Brown’s Communicating Design: Design Briefs, Competitive Reviews, and Usability Testing

In Dan Brown’s Communicating Design: Developing Website Documentation for Design and Planning, he outlines three documents that play key roles in the planning process of any design initiative: design briefs, competitive reviews, and usability test plans. While these three distinct documents each serve different purposes, they all share a common goal of presenting their information in a clear and concise manner.

In the ninth chapter of his text, Brown describes a design brief as “a document describing the design problem and establishing a foundation of objectives, principles, and requirements.” Basically, design briefs are meant to start as both a project’s starting point and as a road map of sorts. Brown constantly harps on the fact that the best design briefs are relevant throughout the duration of a project. It’s incredibly easy to write a brief that will become outdated; thus, it becomes key to keep design briefs practical. A practical design brief that hits on the relevant design problems, supports statements with apt examples, articulates the logic behind various design decisions, and clearly delineates the projects boundaries will remain relevant for the projects entirety.

Brown then goes onto discuss the process of putting together a competitive review. In the words of Brown, a competitive review is a document created with the goal of “comparing one or more websites to a set of criteria or design principles to illustrate or validate those principles.” Basically, it’s a way to see how various design choices stack up against the competition. While Brown also notes that competitive reviews are a helpful when seeking design inspiration, they shouldn’t be the primary source for creative ideas. Rather, a useful competitive review clearly states what design elements are being gleaned from the various sites and how they pertain to the project at hand.

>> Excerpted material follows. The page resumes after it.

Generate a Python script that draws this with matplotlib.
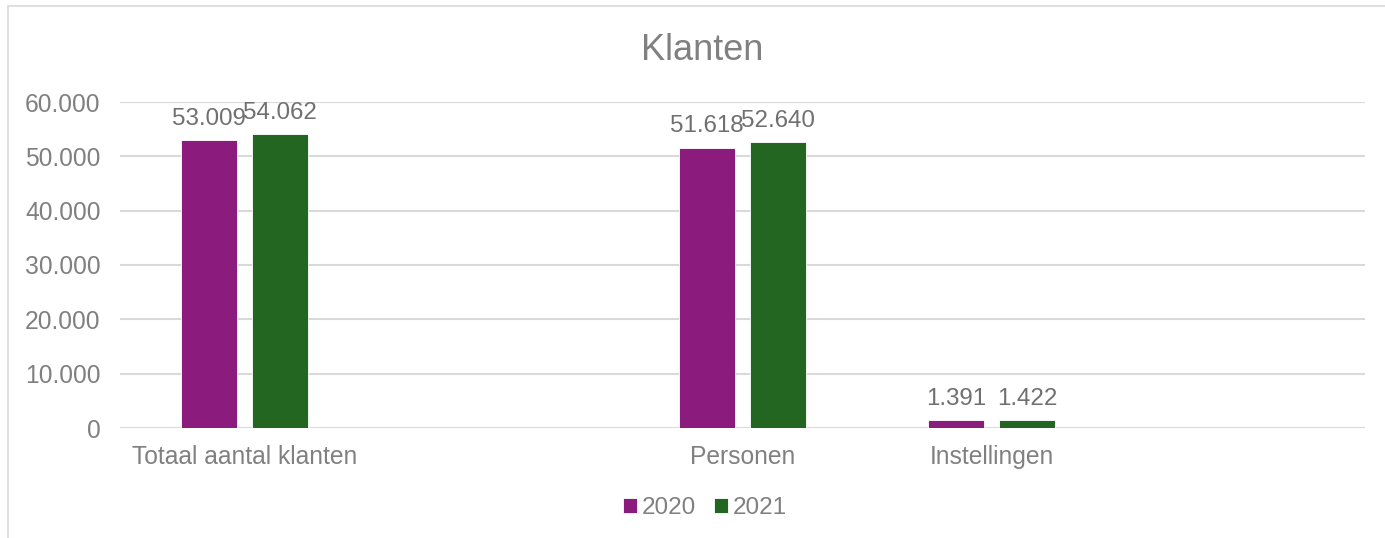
import numpy as np
import matplotlib
matplotlib.use("Agg")
import matplotlib.pyplot as plt
from matplotlib.patches import Rectangle

# Data (5 category slots, two of them empty)
categories = ["Totaal aantal klanten", "", "Personen", "Instellingen", ""]
values_2020 = [53009, np.nan, 51618, 1391, np.nan]
values_2021 = [54062, np.nan, 52640, 1422, np.nan]
series_labels = ["2020", "2021"]

purple = "#8B1C7E"
green = "#236621"
grey_text = "#808080"
label_text = "#707070"
grid_col = "#d9d9d9"

plt.rcParams['font.family'] = ['Liberation Sans', 'DejaVu Sans']

fig = plt.figure(figsize=(13.85, 5.38), dpi=100)
ax = fig.add_axes([120 / 1385, 1 - 428 / 538, 1245 / 1385, (428 - 102) / 538])

x = np.arange(len(categories))
width = 0.221
offset = 0.1426


def fmt(v):
    return f"{int(v):,}".replace(",", ".")


for vals, off, col, lab in [(values_2020, -offset, purple, series_labels[0]),
                            (values_2021, offset, green, series_labels[1])]:
    vals = np.array(vals, dtype=float)
    mask = ~np.isnan(vals)
    bars = ax.bar(x[mask] + off, vals[mask], width, color=col, label=lab,
                  edgecolor="white", linewidth=0.6, zorder=3)
    for b, v in zip(bars, vals[mask]):
        ax.annotate(fmt(v), (b.get_x() + b.get_width() / 2, v),
                    xytext=(0, 7.5), textcoords="offset points",
                    ha="center", va="bottom", fontsize=17.4, color=label_text)

ax.set_xlim(-0.5, len(categories) - 0.5)
ax.set_ylim(0, 60000)
ax.set_yticks(np.arange(0, 60001, 10000))
ax.set_yticklabels([fmt(t) for t in np.arange(0, 60001, 10000)])
ax.set_xticks(x)
ax.set_xticklabels(categories)
ax.yaxis.grid(True, color=grid_col, linewidth=1.5, zorder=0)
ax.set_axisbelow(True)
for s in ax.spines.values():
    s.set_visible(False)
ax.tick_params(axis="both", length=0, labelsize=17.7, labelcolor=grey_text)
ax.tick_params(axis="y", pad=14)
ax.tick_params(axis="x", pad=12)

fig.text(702 / 1385, 1 - 50 / 538, "Klanten", ha="center", va="center",
         fontsize=26, color=grey_text)

leg = fig.legend(loc="center", bbox_to_anchor=(705 / 1385, 1 - 508 / 538),
                 ncol=2, frameon=False, fontsize=17.5, handlelength=0.55,
                 handleheight=0.55, handletextpad=0.2, columnspacing=0.75)
for t in leg.get_texts():
    t.set_color(grey_text)

# chart area border (only left and top visible in the reference crop)
fig.patches.append(Rectangle((8 / 1385, -0.5), 2, 0.5 + 1 - 6 / 538,
                             transform=fig.transFigure, fill=False,
                             edgecolor=grid_col, linewidth=1.2))

fig.savefig("out.png", dpi=100, facecolor="white")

The final documents that Brown discusses are usability plans and usability reports. Over the course of any project, it becomes necessary to give real people hands on experience with whatever is being designed. Obviously you don’t just give a roomful of people access to whatever’s being designed and tell them to have it; strict scenarios and criteria for testing must be established. This is where usability plans come in. Simply described by Brown as “a document describing the objectives and approach for conducting a usability test,” a usability plan asks three core questions:

  1. “What do we want out of this test?”
  2. “How will we conduct the test?”
  3. “What will we ask users during the test?”

After creating a usability plan and administering the usability test itself, it comes time for the usability report. This is where the data from the usability test is compiled and succinctly presented. The ultimate goal of the usability report is to key in on the most important information and forge a “plan of attack,” as Brown puts it. From here, the project can move forward with the goal of correcting any issues that became evident during the usability test.

3 Replies to “Brown’s Communicating Design: Design Briefs, Competitive Reviews, and Usability Testing”

  1. I appreciated the section on competitive reviews because of the emphasis placed on identifying the industry standard within a swiftly developing medium. I think this is a lesson that creators of public history websites can benefit from. History websites often seem to fall behind user expectations in terms of navigation, options, and design. There are many understandable reasons for this such as lack of funding and expertise, but Brown seems to suggest that these challenges can be overcome with thoughtful comparison and planning. It’s just a hard reality that people are likely devoting their free time to perusing history websites, so it’s important to make sure they are easy to use and competitive in maintaining user interest.

  2. Although Dan Brown is writing about documents intended for the design process, I felt that Design Briefs, Competitive Reviews, and Usability Testing can easily be transferable to almost any public history project. Myself being in the middle of Public History Practicum, I was identifying with these documents in how they structure a planning process. If we had all been required to submit a ‘design brief’-esque document at the beginning of our current projects, I can’t help but to wonder if earlier confusion between students, the professor, and the site director(s) may have been avoided. Dan Brown’s “competitive review” is Lisa Brochu’s “creative thievery,” and in the often-times low-budget world of public history sites (both in the tangible sense and the digital sense) par for the course. (Lisa Brochu, Interpretive Planning: The 5-M Model for Successful Planning Projects) “Usability” tests are, in many ways, the ultimate test for Public Historians. Did I connect to the visitor/audience? Have we communicated our ideas in ways that are both stimulating and inviting? Did our methodology and media enhance the experience or deter from it? In short: did we reach and engage with the public? I can’t guarantee that I will be heading a design team for a digital project anytime soon, but Dan Brown’s book has so much straightforward organizational advice that I think I will be keeping it around for awhile!

  3. To build off of Laura’s point about the ability to transfer these concepts to public history projects I’ll take it one step further and claim that these concepts an array of different projects.

    The steps & strategy that Dan Brown presents is one that is refreshingly clear coming off as detailed but still easy-to-understand. I think what has surprised me the most is that the field of web design is not constantly changing but evolving and being tweaked, yet Mr. Brown has been able to put together such a complete piece of work, for now… since it was just published in 2011. To get back on subject the parameters set in place are not ones that are specific to web design- they are fundamental well-placed benchmarks for any project of any kind.